Thursday 19 July 2007

Krakow: A Sobering History






Top Picture: the marshaling yards at Birkenau where Dr. Mengele seperated families and sent people to there deaths.
2nd: The 'shower' room gas chamber at Aushwitz 1
3rd: The crematorium at Aushwitz 1
4th: Keith eating Polish food (I'm not sure how the picture order comes up)
5th: The train tracks and main gate - Aushwitz 2/Birkenau
Bottom: The main gate at Aushwitz 1 - Work Will Set You Free - the great Nazi lie.

I probably would have gained a lot of weight in Krakow had it not been for the suddenly warm temperatures they experienced beginning the day we got there. The food came in vast quantities and was just tremendous. On our last night there we ate at a restaurant that we had visited earlier for pirogies and had a pork tenderloin brought out to us roasting over fire and spitted on a sabre by a monk. Okay, the server was dressed like the monk, but it sure was cool! If I could upload a video of it you all could see it. Unfortunately, I don't know how to do that yet and I am paying for the internet so you'll all just have to wait.

On Monday we went and visited the most sobering place I've ever seen: the concentration/death camp of Aushwitz-Birkenau. We began early in the morning and took a very hot one-and-a-half hour bus ride from Krakow's main bus terminal to Ocwiecim (the actual Polish name of the town the camp is located at) and got off at the museum. We signed up for a 2 hour English tour to orient ourselves and this was excellent. Having both studied this period of history immensely, we knew a lot about the camps and the Holocaust but actually seeing the place where 1.5 million people (an estimated 980,000 Jews) were murdered by the demons of the S.S. was overwhelming.
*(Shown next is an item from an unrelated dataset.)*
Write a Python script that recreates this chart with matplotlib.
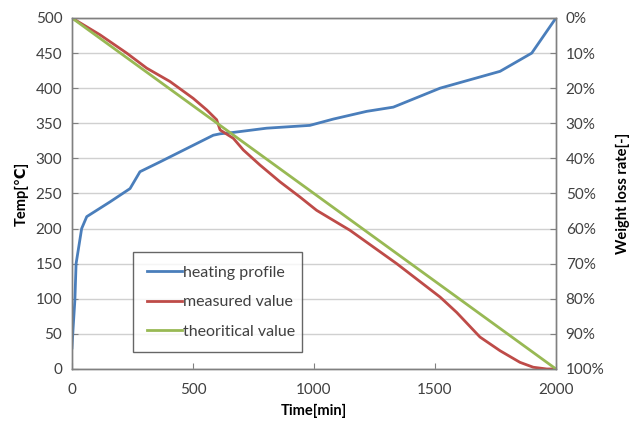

Walking through the main gate under the sign the reads "Arbeit Macht Frei" (Work Sets You Free) was in many senses very erie as one thought of the millions of people who walked under that sign never to return to the outside world. A number of the block houses have been left as they were but many have been turned into museum displays about Jewish history in Poland, the Holocaust, Polish WW II history, and other country's WW II displays. Others displaz relics from the camps. Entire rooms full of shoes, others of clothes, and another with human hair. The enormity of the evil that occured there is indescribable and we often found our emotions running between intense sadness and then anger.
We took a shuttle bus 3 km to the Birkenau site. This camp was built for one purpose only: extermination. The sheer vastness of Birkenau is incredible. It is awful in both senses of the word. While the smaller women's side of the camp that also housed Gypsy families and some Jewish families has brick buildings with most intact, the far larger side of the tracks for the men has only one remaining row of wooden horse stables on concrete slabs. The rest were all demolished after the war except for the chimneys which stretch into the horizon. We walked down the tracks to the marshaling yards where Dr. Mengele, the Angel of Death, seperated people into two columns when they exited the boxcars. A motion of his hand to the left meant that you were deemed good enough to work. A right hand motion meant zou were off to one of the five gas chamber crematorium complexes. We came to the end of the tracks where two of the cremetorium ruins lie. We then walked through the forest down a road through trees where women and children undressed before entering the gas chambers. One of the bath houses (gas chambers) has been turned into a memorial there. We walked back down the tracks and caught the bus back to Aushwity 1 and toured ourselves around.
The experience was sobering, sorrowful, horrifying, and I'd have to say a little life altering. One realizes the dangerous time we live in could easily lead again to such horror. One hopes not, but one's faith in people's ability to resist such evil is shaken when you see such places and sense the enormous loss of life that occured where you are walking now. And above all, one is struck by the need for the grace of God to save humankind from itself. May we never forget what happened there.
Tuesday we toured the Jewish Ghetto and the Oskar Schindler factory in Krakow which helped raise our spirits. We also climbed the bell tower to meet and listen to Krakow's trumpeter play the bugle calls from the tower. It was a lighter day in which we did things to lighten our spirits.
But I will never forget what I have seen on Monday. Go and see such places. Those who remember history will help insure such things never happen again.